- Born: October 29, 1943 Mexico City, Mexico
- Occupations: Impresario, Lawyer

= Humberto Rubalcaba Zuleta =

Humberto Cuitláhuac Rubalcaba Zuleta (born October 29, 1943) is a Mexican attorney and former Mexican rock music impresario. He gained international recognition as the publisher of the book "Nosotros", the awarded short film "Tinta Blanca en Avandaro" as well as for being the defense attorney of the band Tinta Blanca during its protest outside Los Pinos when then President Echeverria decided to tackle La Onda movement after the Avandaro festival; however, his support to the counterculture was heavily used against him in future cases such as the arrest of the high-profile Interpol officer Aldana Ibarra.

In 1997, he was awarded with the prestigious "Medalla al Mérito" by then president Ernesto Zedillo.

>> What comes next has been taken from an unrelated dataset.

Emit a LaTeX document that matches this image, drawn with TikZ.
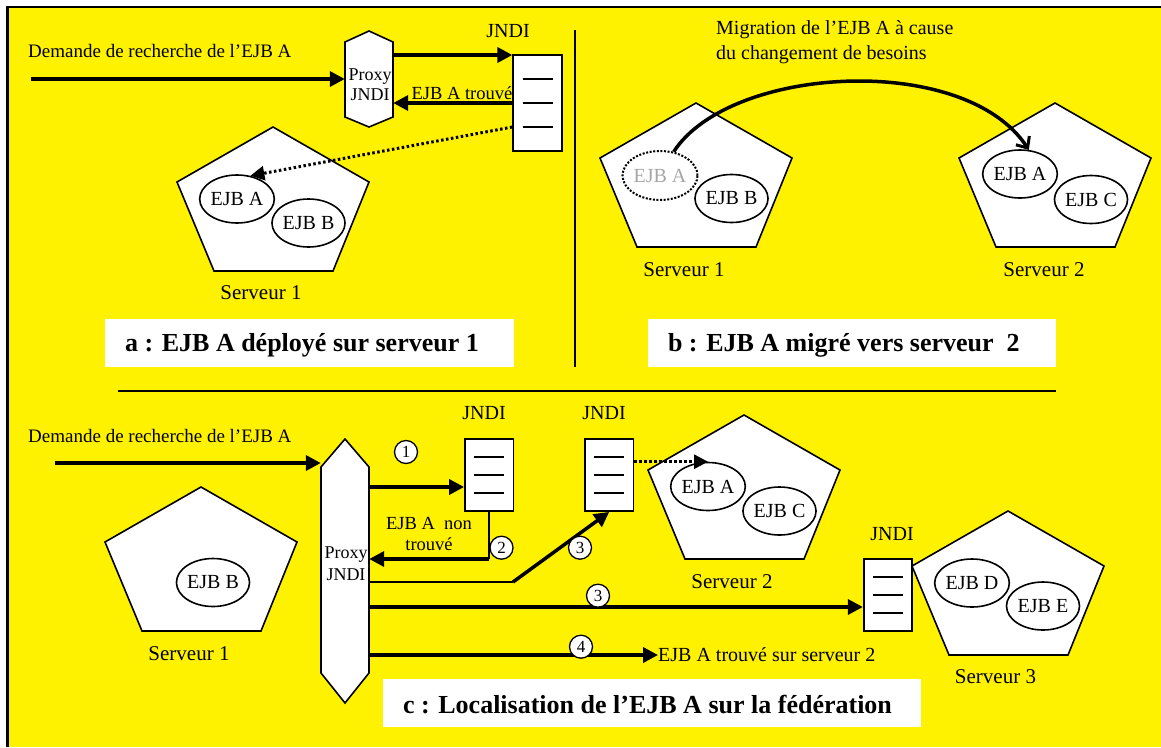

He is an active member of the Academia Mexicana de Jurisprudencia y Legislacion (Mexican Academy of Jurisprudence and Legislation), of the Consejo Nacional de la Abogacia (National Advocacy Council) and former president of Asociación Mexicana de Abogados (Mexican Association of Lawyers).

== Literary works ==
- NOSOTROS. Published by Editorial Nosotros, Mexico 1972.
- La modernización del sistema judicial en México. Published by Editorial Progreso, Mexico 1993.

== Film work ==
- Tinta Blanca en Avandaro. Produced by Peliculas Candiani S.A., Mexico, 1971. Awarded the "Sombrero de Bronce" at the Guadalajara IVth International Short Film Festival, 1972.